Set task
Print word for word the first line of the listing below and every line after it, through the line with "ax.tick_params(axis='x', pad=12)". Leave out the pictures and the rest.
━━━ Given material ━━━
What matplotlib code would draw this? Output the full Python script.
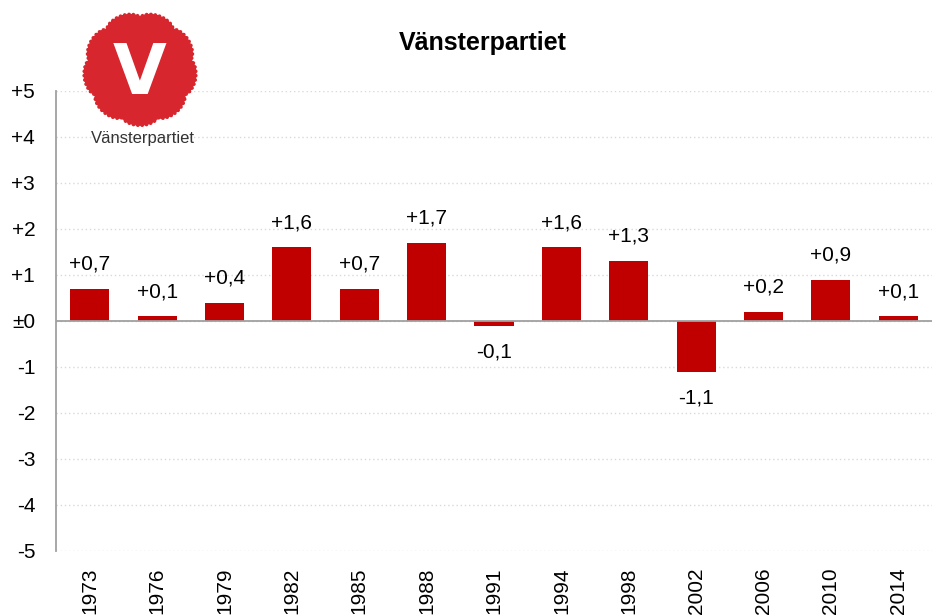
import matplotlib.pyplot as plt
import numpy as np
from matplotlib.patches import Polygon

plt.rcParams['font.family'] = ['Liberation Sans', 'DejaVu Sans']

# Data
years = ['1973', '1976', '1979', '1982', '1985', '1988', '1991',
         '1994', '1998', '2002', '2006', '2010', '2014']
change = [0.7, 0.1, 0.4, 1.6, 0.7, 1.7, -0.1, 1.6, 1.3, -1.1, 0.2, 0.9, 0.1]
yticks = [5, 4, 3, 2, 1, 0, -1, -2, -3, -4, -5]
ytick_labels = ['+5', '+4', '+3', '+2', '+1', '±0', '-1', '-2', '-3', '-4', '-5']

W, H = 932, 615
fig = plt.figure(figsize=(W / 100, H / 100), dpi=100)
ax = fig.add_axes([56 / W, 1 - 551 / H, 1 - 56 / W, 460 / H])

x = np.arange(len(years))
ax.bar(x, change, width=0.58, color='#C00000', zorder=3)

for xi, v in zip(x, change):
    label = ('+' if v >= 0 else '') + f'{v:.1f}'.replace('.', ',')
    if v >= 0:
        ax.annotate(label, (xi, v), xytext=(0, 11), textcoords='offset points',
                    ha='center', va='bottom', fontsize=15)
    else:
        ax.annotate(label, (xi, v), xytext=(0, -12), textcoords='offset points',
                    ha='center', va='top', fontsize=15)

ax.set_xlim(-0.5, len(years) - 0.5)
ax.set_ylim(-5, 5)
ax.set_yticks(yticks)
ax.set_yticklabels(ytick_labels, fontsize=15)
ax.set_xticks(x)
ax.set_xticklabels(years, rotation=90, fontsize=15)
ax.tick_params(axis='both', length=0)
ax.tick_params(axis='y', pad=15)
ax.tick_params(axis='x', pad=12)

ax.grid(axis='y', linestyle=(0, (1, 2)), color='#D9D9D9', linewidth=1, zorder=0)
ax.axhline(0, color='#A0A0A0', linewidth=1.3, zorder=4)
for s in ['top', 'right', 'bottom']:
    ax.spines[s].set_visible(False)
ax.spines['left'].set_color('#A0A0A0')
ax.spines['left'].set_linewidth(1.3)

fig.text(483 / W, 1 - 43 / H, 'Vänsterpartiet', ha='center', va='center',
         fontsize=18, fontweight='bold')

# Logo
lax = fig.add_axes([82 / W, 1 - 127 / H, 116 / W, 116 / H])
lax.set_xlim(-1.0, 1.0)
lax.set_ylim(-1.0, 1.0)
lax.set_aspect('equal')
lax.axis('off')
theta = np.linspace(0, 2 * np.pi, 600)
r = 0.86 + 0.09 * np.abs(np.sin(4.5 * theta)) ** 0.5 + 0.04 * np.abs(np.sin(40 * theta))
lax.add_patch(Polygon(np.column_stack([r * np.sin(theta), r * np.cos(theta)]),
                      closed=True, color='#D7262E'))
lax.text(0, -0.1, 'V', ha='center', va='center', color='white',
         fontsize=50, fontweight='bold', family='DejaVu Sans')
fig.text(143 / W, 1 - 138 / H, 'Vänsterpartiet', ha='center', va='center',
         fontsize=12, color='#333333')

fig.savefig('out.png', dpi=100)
━━━
The solution
What matplotlib code would draw this? Output the full Python script.
import matplotlib.pyplot as plt
import numpy as np
from matplotlib.patches import Polygon

plt.rcParams['font.family'] = ['Liberation Sans', 'DejaVu Sans']

# Data
years = ['1973', '1976', '1979', '1982', '1985', '1988', '1991',
         '1994', '1998', '2002', '2006', '2010', '2014']
change = [0.7, 0.1, 0.4, 1.6, 0.7, 1.7, -0.1, 1.6, 1.3, -1.1, 0.2, 0.9, 0.1]
yticks = [5, 4, 3, 2, 1, 0, -1, -2, -3, -4, -5]
ytick_labels = ['+5', '+4', '+3', '+2', '+1', '±0', '-1', '-2', '-3', '-4', '-5']

W, H = 932, 615
fig = plt.figure(figsize=(W / 100, H / 100), dpi=100)
ax = fig.add_axes([56 / W, 1 - 551 / H, 1 - 56 / W, 460 / H])

x = np.arange(len(years))
ax.bar(x, change, width=0.58, color='#C00000', zorder=3)

for xi, v in zip(x, change):
    label = ('+' if v >= 0 else '') + f'{v:.1f}'.replace('.', ',')
    if v >= 0:
        ax.annotate(label, (xi, v), xytext=(0, 11), textcoords='offset points',
                    ha='center', va='bottom', fontsize=15)
    else:
        ax.annotate(label, (xi, v), xytext=(0, -12), textcoords='offset points',
                    ha='center', va='top', fontsize=15)

ax.set_xlim(-0.5, len(years) - 0.5)
ax.set_ylim(-5, 5)
ax.set_yticks(yticks)
ax.set_yticklabels(ytick_labels, fontsize=15)
ax.set_xticks(x)
ax.set_xticklabels(years, rotation=90, fontsize=15)
ax.tick_params(axis='both', length=0)
ax.tick_params(axis='y', pad=15)
ax.tick_params(axis='x', pad=12)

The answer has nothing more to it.